• [What you should do] Reproduce exactly, and nothing else, the lines from the one that contains "Output the web" through the one that contains "Sans Mono', 'Liberation". Leave the pictures out.

• [Given data]
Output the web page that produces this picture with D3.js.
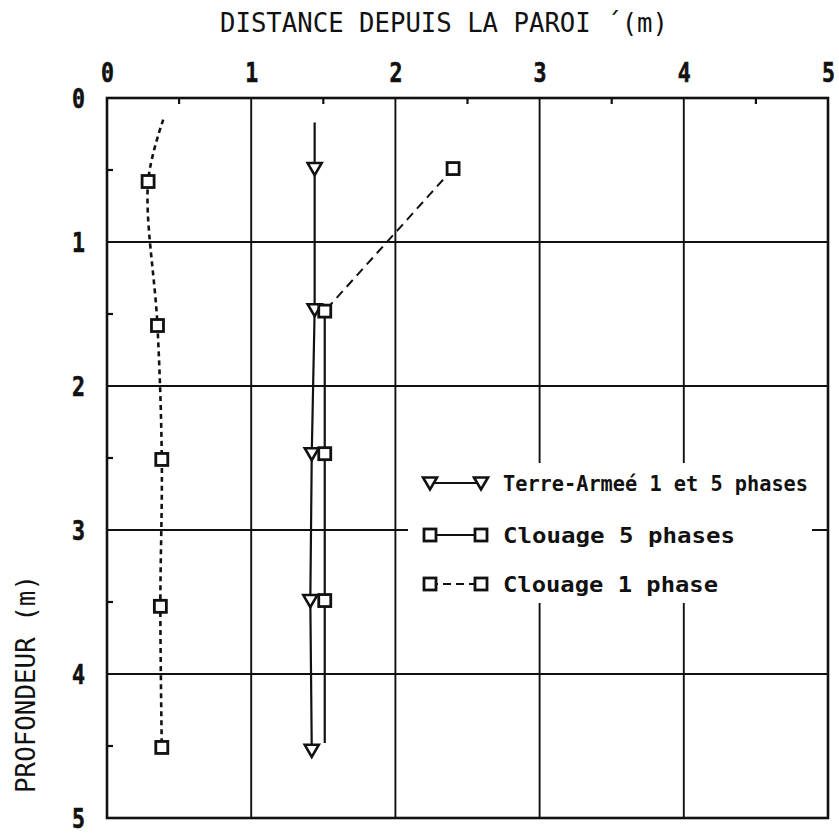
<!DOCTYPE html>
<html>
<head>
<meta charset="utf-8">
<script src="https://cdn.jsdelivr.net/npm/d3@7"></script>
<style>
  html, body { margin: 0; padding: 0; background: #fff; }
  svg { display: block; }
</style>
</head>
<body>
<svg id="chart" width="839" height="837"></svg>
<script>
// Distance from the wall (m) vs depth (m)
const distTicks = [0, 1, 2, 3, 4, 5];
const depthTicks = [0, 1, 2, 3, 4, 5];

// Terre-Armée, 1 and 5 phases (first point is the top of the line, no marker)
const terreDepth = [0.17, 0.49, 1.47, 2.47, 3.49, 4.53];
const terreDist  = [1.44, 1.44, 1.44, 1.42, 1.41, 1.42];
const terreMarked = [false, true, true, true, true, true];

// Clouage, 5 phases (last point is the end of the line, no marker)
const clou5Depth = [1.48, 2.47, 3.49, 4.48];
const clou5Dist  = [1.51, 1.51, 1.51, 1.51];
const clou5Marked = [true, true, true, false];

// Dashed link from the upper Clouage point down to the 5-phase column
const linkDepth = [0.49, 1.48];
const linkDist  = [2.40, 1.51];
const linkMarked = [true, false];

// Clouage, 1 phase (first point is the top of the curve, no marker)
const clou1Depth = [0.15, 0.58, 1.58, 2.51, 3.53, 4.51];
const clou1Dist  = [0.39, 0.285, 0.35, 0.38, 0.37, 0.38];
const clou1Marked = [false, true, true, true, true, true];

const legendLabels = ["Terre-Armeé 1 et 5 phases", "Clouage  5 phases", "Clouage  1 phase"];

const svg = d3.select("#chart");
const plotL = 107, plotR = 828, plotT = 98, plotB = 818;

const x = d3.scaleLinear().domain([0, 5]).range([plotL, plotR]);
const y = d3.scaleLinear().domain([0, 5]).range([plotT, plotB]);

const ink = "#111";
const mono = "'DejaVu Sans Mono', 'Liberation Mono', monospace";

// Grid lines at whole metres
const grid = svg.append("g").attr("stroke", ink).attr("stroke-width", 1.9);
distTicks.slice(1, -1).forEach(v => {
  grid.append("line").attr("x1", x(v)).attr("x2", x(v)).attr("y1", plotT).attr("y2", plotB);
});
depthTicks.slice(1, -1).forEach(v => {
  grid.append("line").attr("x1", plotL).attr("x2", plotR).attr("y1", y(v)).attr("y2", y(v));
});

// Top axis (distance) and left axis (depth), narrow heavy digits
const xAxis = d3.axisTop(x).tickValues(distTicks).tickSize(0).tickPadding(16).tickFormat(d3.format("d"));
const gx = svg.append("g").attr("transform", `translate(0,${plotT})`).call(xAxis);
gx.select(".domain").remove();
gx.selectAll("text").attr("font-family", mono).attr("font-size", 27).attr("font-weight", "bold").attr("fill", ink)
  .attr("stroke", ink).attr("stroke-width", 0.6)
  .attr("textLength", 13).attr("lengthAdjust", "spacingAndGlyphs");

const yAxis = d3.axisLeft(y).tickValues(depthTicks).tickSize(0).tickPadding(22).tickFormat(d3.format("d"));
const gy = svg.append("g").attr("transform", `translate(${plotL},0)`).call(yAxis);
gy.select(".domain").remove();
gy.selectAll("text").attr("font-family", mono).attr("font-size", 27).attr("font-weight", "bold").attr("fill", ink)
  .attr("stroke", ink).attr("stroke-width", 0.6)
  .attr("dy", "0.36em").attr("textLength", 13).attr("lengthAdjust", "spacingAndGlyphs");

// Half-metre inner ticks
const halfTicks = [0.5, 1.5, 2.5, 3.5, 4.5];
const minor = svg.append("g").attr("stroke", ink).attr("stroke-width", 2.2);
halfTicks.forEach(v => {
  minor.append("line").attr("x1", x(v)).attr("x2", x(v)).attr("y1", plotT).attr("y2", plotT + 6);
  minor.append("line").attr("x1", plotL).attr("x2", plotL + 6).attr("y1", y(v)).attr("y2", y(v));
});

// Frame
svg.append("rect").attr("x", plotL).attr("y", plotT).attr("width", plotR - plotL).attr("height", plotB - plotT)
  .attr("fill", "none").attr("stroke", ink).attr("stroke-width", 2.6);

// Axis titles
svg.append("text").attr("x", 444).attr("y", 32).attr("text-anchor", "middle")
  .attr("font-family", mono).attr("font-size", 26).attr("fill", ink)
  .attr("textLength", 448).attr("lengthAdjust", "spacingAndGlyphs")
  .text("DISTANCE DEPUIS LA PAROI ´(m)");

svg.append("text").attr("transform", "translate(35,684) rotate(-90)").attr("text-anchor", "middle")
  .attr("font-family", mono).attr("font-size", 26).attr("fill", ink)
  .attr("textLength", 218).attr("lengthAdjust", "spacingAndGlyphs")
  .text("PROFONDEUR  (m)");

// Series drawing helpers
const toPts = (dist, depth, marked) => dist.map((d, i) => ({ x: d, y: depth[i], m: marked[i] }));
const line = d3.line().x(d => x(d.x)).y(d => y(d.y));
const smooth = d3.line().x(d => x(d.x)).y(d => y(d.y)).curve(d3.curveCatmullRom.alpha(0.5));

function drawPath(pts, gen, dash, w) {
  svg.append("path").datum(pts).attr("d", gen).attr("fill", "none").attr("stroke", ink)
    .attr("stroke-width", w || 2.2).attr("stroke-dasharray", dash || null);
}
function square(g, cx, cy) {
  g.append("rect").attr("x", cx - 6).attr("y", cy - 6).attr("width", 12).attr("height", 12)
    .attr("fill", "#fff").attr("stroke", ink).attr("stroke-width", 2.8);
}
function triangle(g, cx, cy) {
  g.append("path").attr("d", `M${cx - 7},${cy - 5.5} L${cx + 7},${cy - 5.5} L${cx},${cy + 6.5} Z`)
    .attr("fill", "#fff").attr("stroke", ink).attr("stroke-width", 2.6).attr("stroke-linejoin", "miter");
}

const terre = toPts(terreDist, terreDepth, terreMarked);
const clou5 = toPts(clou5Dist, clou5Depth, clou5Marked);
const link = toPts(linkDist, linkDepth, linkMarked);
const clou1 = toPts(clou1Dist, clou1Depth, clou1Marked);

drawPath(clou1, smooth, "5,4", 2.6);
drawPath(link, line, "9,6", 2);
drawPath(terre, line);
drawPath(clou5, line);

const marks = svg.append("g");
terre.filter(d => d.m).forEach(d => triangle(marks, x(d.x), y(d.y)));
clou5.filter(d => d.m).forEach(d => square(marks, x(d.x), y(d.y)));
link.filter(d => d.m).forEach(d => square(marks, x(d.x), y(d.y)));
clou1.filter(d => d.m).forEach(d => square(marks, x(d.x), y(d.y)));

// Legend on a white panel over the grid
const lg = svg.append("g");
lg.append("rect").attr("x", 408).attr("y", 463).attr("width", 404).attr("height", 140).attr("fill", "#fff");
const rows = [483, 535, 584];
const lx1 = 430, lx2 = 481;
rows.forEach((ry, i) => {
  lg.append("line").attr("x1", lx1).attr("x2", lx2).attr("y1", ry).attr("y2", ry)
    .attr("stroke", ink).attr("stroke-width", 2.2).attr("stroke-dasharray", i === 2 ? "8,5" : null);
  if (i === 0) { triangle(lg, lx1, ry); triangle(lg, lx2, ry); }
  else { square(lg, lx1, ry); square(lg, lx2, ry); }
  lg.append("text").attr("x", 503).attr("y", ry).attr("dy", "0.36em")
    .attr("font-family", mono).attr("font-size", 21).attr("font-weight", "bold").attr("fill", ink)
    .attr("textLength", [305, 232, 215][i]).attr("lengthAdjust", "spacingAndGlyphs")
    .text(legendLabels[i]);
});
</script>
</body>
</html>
---
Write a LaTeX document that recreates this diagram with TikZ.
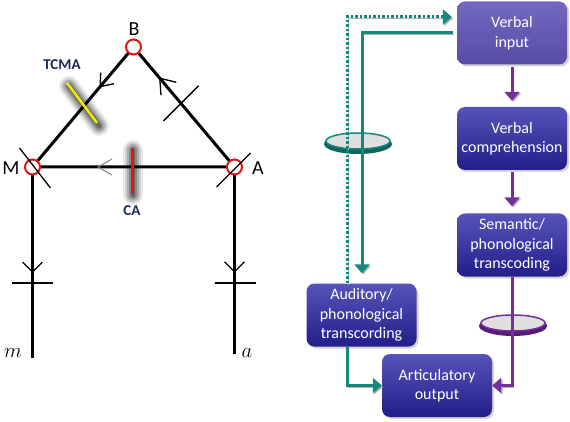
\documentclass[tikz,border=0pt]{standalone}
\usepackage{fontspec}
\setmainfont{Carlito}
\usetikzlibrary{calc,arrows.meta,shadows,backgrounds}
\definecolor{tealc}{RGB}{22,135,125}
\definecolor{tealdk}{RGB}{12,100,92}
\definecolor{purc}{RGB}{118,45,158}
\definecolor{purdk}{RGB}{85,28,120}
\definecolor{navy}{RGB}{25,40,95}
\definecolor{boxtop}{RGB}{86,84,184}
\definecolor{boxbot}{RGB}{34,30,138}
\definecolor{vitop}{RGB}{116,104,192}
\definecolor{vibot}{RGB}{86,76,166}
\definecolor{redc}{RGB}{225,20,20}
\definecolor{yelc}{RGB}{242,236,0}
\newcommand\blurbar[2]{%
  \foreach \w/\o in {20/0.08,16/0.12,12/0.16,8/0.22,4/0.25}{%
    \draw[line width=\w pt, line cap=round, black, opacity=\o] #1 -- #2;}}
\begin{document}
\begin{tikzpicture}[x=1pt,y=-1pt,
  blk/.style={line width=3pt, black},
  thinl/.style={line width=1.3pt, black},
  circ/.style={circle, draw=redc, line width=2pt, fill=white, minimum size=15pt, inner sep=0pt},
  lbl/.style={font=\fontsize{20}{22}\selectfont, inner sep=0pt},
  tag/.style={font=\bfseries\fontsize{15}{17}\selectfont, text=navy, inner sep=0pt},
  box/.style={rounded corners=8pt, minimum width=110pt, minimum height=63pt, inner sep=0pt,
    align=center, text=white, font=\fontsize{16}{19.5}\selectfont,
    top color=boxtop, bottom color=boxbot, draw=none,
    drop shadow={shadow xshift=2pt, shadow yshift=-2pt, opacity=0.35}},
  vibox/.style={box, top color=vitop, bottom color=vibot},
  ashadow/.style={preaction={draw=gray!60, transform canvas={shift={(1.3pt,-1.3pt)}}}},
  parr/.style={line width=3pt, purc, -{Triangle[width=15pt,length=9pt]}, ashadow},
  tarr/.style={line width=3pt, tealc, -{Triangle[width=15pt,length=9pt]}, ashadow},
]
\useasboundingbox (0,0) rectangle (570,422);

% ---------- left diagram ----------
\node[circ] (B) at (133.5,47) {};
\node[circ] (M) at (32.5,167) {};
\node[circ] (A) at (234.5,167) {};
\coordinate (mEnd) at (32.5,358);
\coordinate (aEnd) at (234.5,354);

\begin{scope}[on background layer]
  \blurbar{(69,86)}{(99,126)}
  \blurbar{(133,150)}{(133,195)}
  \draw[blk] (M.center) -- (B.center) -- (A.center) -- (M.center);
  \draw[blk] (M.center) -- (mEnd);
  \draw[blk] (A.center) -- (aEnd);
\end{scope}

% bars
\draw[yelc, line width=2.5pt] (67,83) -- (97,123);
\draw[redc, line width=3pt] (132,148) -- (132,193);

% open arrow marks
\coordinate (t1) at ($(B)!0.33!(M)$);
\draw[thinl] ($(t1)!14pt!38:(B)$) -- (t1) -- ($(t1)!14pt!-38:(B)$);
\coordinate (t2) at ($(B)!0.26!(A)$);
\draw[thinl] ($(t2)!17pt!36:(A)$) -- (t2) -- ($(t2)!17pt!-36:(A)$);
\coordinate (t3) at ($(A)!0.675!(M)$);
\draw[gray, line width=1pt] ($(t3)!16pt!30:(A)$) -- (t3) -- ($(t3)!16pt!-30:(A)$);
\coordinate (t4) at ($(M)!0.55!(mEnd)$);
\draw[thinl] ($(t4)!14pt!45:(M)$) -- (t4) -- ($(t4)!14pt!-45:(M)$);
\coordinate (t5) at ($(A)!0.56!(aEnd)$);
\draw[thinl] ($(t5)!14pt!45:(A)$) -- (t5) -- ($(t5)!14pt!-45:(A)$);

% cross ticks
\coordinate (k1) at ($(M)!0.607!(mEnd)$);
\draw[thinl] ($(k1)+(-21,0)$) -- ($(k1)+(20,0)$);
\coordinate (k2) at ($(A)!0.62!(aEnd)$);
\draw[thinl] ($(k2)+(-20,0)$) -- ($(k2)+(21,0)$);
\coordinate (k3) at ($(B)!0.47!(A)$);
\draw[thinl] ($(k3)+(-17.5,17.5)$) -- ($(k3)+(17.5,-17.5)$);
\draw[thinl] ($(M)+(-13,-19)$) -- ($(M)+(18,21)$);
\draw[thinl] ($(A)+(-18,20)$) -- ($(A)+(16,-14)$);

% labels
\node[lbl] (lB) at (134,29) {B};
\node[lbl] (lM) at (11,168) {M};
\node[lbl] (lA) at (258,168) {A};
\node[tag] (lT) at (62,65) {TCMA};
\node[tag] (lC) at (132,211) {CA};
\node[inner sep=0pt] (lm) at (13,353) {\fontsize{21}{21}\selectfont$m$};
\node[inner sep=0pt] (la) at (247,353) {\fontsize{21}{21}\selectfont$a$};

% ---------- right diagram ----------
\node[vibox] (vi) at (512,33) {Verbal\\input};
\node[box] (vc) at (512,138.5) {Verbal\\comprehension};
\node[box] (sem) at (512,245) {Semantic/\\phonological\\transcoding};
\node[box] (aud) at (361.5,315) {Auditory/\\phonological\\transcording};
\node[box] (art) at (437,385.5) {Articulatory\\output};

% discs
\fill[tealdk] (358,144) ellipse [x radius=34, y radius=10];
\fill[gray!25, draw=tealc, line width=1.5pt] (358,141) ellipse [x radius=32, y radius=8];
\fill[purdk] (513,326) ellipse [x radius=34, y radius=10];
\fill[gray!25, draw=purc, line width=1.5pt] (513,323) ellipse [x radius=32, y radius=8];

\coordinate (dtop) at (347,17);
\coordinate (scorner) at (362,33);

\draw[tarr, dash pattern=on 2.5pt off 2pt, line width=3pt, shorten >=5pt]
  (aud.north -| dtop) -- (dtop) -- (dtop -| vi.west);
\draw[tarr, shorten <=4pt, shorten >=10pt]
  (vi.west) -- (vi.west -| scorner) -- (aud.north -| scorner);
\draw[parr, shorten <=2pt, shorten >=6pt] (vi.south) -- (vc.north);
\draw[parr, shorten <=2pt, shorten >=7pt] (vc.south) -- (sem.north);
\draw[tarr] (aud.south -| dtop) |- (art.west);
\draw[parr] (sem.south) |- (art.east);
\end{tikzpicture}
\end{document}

• [Answer to the problem]
Output the web page that produces this picture with D3.js.
<!DOCTYPE html>
<html>
<head>
<meta charset="utf-8">
<script src="https://cdn.jsdelivr.net/npm/d3@7"></script>
<style>
  html, body { margin: 0; padding: 0; background: #fff; }
  svg { display: block; }
</style>
</head>
<body>
<svg id="chart" width="839" height="837"></svg>
<script>
// Distance from the wall (m) vs depth (m)
const distTicks = [0, 1, 2, 3, 4, 5];
const depthTicks = [0, 1, 2, 3, 4, 5];

// Terre-Armée, 1 and 5 phases (first point is the top of the line, no marker)
const terreDepth = [0.17, 0.49, 1.47, 2.47, 3.49, 4.53];
const terreDist  = [1.44, 1.44, 1.44, 1.42, 1.41, 1.42];
const terreMarked = [false, true, true, true, true, true];

// Clouage, 5 phases (last point is the end of the line, no marker)
const clou5Depth = [1.48, 2.47, 3.49, 4.48];
const clou5Dist  = [1.51, 1.51, 1.51, 1.51];
const clou5Marked = [true, true, true, false];

// Dashed link from the upper Clouage point down to the 5-phase column
const linkDepth = [0.49, 1.48];
const linkDist  = [2.40, 1.51];
const linkMarked = [true, false];

// Clouage, 1 phase (first point is the top of the curve, no marker)
const clou1Depth = [0.15, 0.58, 1.58, 2.51, 3.53, 4.51];
const clou1Dist  = [0.39, 0.285, 0.35, 0.38, 0.37, 0.38];
const clou1Marked = [false, true, true, true, true, true];

const legendLabels = ["Terre-Armeé 1 et 5 phases", "Clouage  5 phases", "Clouage  1 phase"];

const svg = d3.select("#chart");
const plotL = 107, plotR = 828, plotT = 98, plotB = 818;

const x = d3.scaleLinear().domain([0, 5]).range([plotL, plotR]);
const y = d3.scaleLinear().domain([0, 5]).range([plotT, plotB]);

const ink = "#111";
const mono = "'DejaVu Sans Mono', 'Liberation Mono', monospace";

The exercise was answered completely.